Visual Syntax and the Aesthetics of Chaos
Shot on winter afternoons when natural light slanted like interrogation lamps, the film exploits high-contrast blacks and whites that make every hat brim a moral ledger. Shadows pool under counters like spilled ink, hinting that the store itself is complicit in the melee. Intertitles, often a weak link in silent comedy, here crackle with epigrammatic snap: “He paid $3.50 for peace of mind—installment plan.” The typography wobbles, as if hammered out on a typewriter missing its ribbon, a subtle reminder that language itself has been damaged goods since the Great War.
Note the recursive motif of circular motion: hats roll, plates spin, the chandelier rotates. Circles imply closure, yet each revolution leaves scuffs—material evidence that history may rhyme but it also bruises.

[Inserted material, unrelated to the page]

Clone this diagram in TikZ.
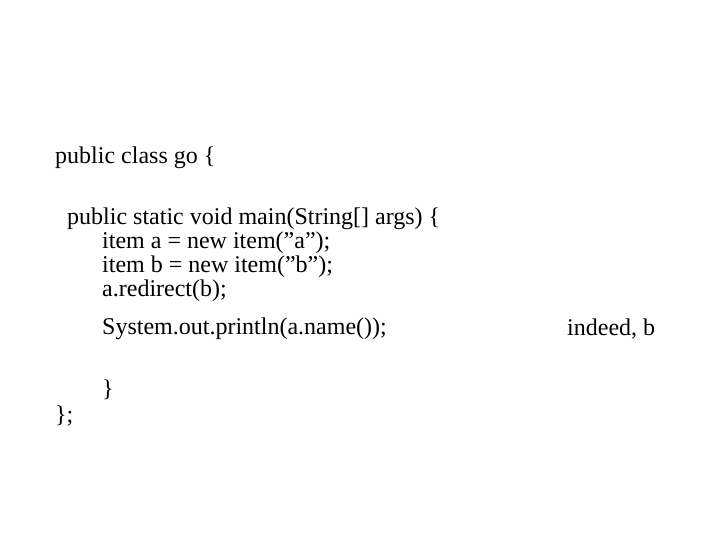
\documentclass[tikz,border=0pt]{standalone}
\usepackage{fontspec}
\setmainfont{Liberation Serif}
\begin{document}
\begin{tikzpicture}[x=1pt,y=-1pt,t/.style={anchor=west,inner sep=0pt,font=\fontsize{24}{28}\selectfont}]
\useasboundingbox (0,0) rectangle (720,540);
\node[t] (l1) at (55,158) {public class go \{};
\node[t] (l2) at (67,219) {public static void main(String[] args) \{};
\node[t] (l3) at (102,243) {item a = new item(\symbol{34}a\symbol{34});};
\node[t] (l4) at (102,267) {item b = new item(\symbol{34}b\symbol{34});};
\node[t] (l5) at (102,291) {a.redirect(b);};
\node[t] (l6) at (102,329) {System.out.println(a.name());};
\node[t] (l7) at (102,390) {\}};
\node[t] (l8) at (55,416) {\};};
\node[t] (r) at (567,329) {indeed, b};
\end{tikzpicture}
\end{document}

Sound of Silence, Ghost of Laughter
Modern viewers conditioned to laugh-tracks may find the absence of ambient noise unnerving. Embrace that void; it is the negative space where guilt echoes. When the final hat—crumpled, soup-stained—is placed atop Bernie’s head, the silence feels less like victory than a requiem for masculine pretense. Somewhere off-screen, a factory whistles overtime; another boy ships out to Verdun. The film declines to comment, but its refusal is itself the critique.
Legacy Buried under Celluloid Rubble
For decades Damaged Goods languished in mislabeled canisters, confused with the contemporaneous sex-hygiene exploitation flick of the same name. Its 2018 restoration by EYE Filmmuseum unearthed not just a comedy but a Rosetta Stone of 1918 affect: how consumer anxiety masqueraded as gender play, how marriage operated as joint-stock company, how laughter was the final commodity in short supply. In an era when Homunculus and The Demon trafficked in expressionist gloom, this modest two-reeler argued that the apocalypse would arrive not with monolithic monster but with a pie in the face—cheap, repeatable, saleable.